Rural women’s groups were active as well both socially and civically. In 1924, The Middle Creek Woman’s Club was founded by farm wives who lived west of Bozeman, often in great isolation. Farms could be four to five miles apart and most farm wives did not have cars. The club’s original name was Idle-while, because they were idle for a while, but not long. Two days a month the ladies mostly from Gooch Hill, Blackwood and Chapman Roads, would gather at someone’s home, cook a big meal, sew a quilt and socialize. They also helped pour cement for a basement to rebuild a neighbor’s home after a fire and raised money to buy folding chairs for the Middle Creek School. They held picnics, traded cookie recipes, sang patriotic songs, made quilts for a home for unwed mothers and bought flowers for neighbors’ funerals.

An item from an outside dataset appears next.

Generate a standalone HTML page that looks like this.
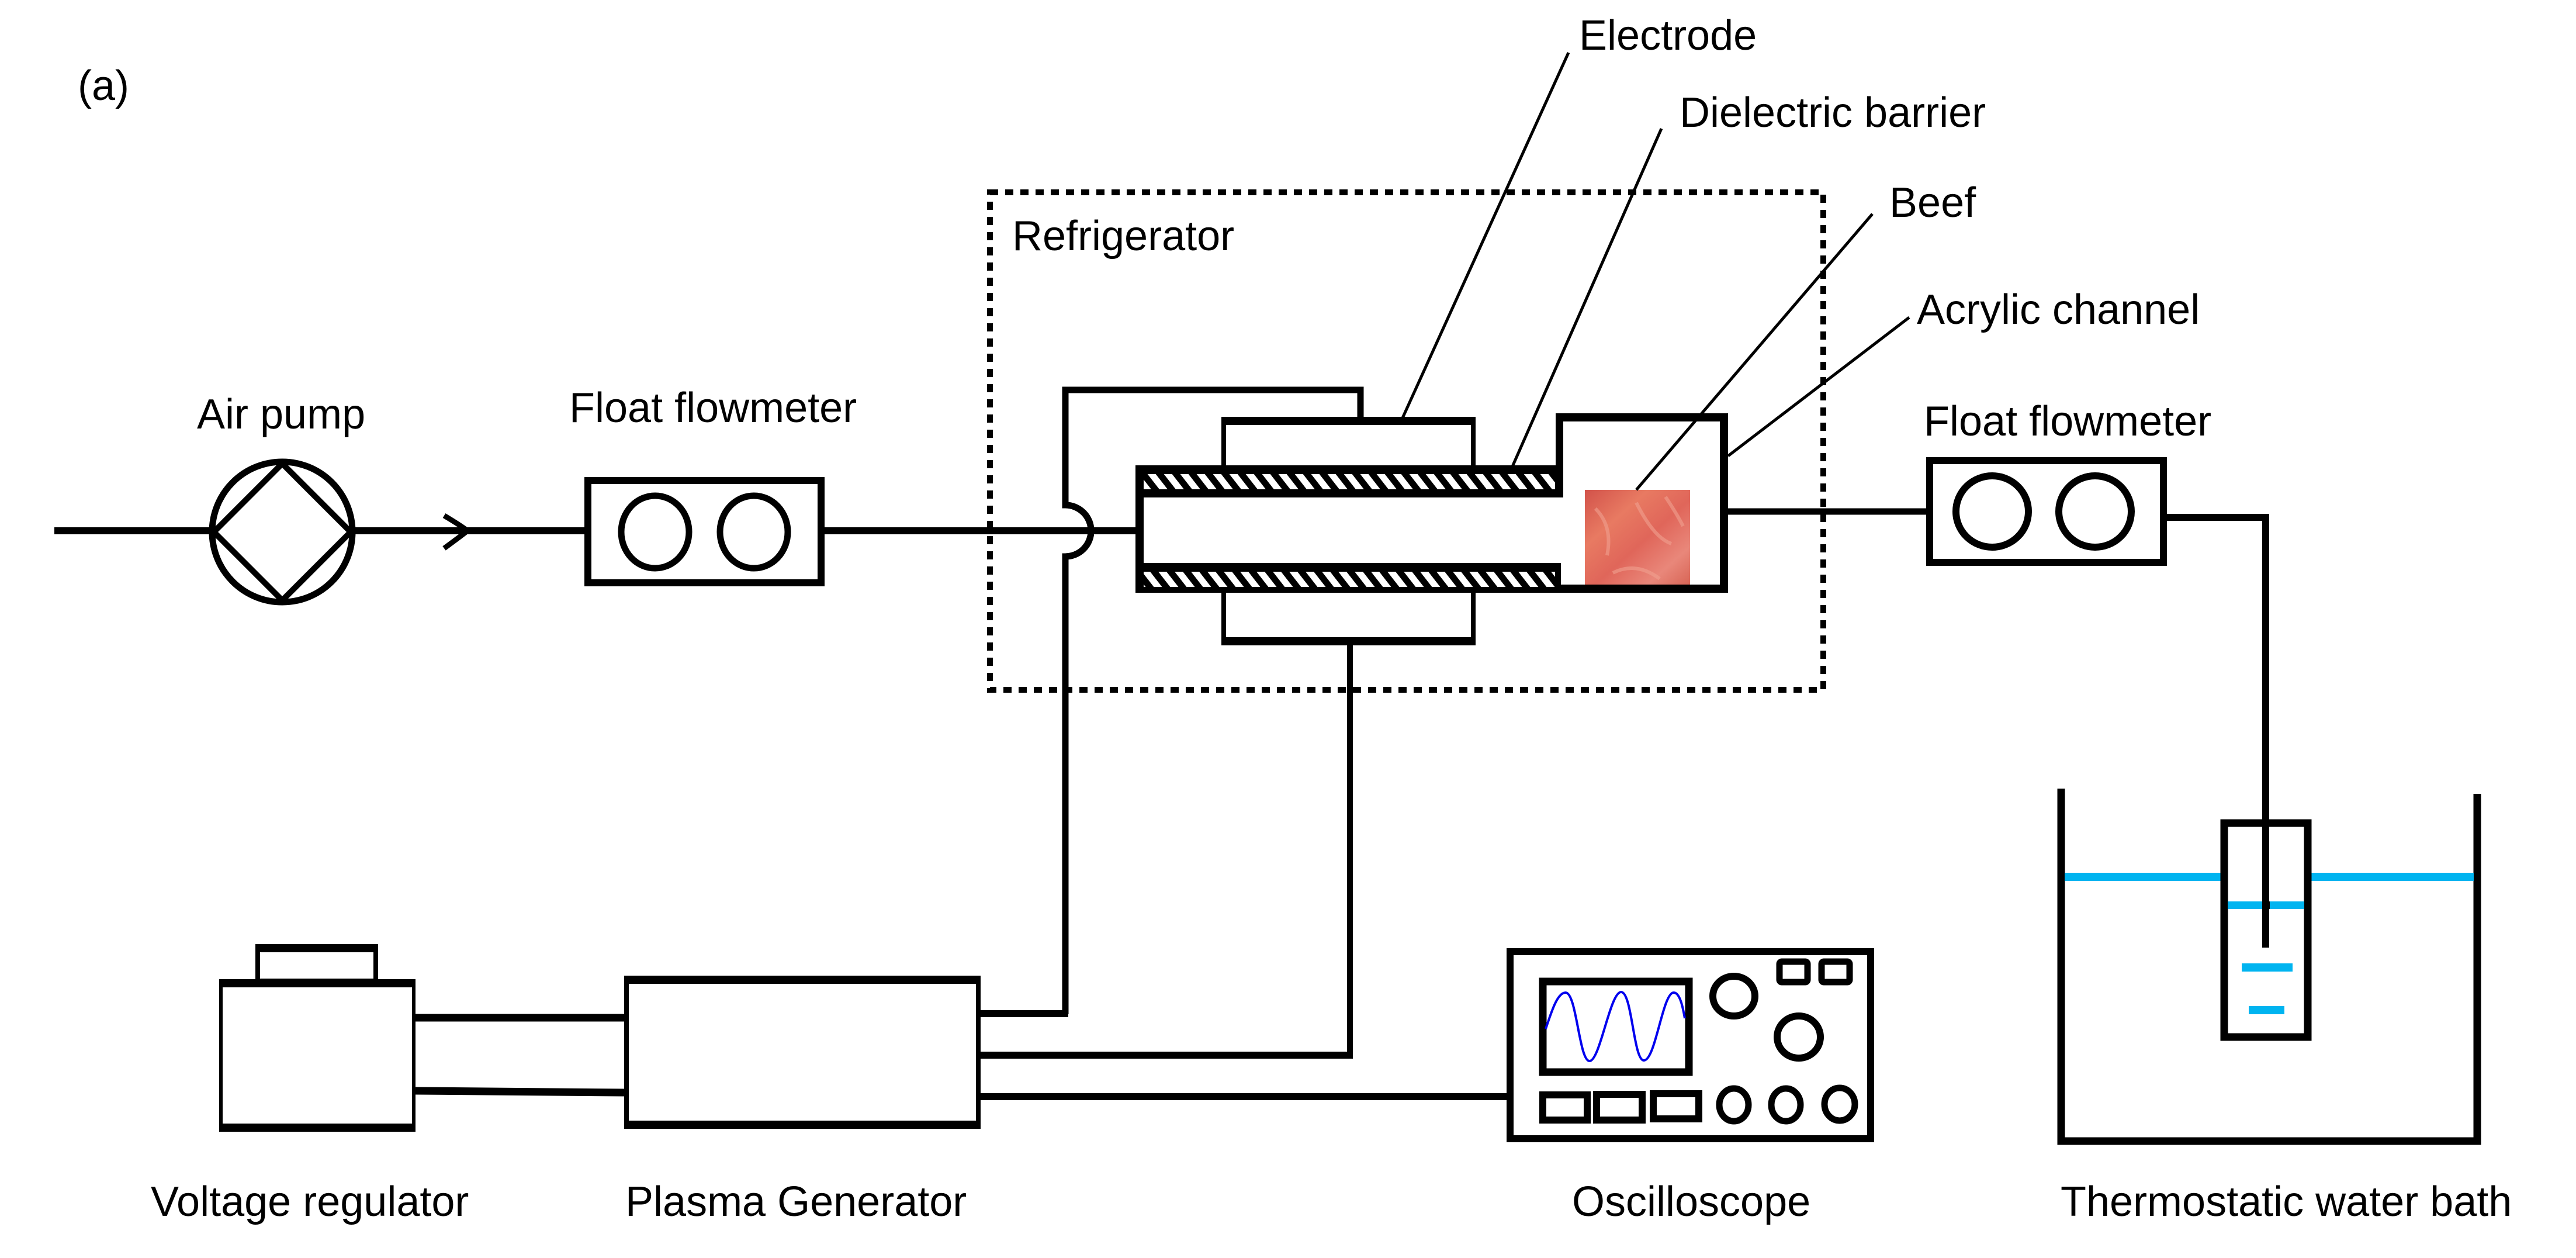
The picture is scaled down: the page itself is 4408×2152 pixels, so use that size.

Club member, Mildred Marshall, wrote in the late 1940s, “One thing that holds a club together is mutual understanding, a desire to help each other and our community. So put your shoulder to the wheel and do your share, whether it be large or small, and you will find your life the richer and fuller.”
A great lesson can be learned from the history of these women’s groups. There is strength in numbers and mutual understanding and a desire to help each other and our community is what will hold us together.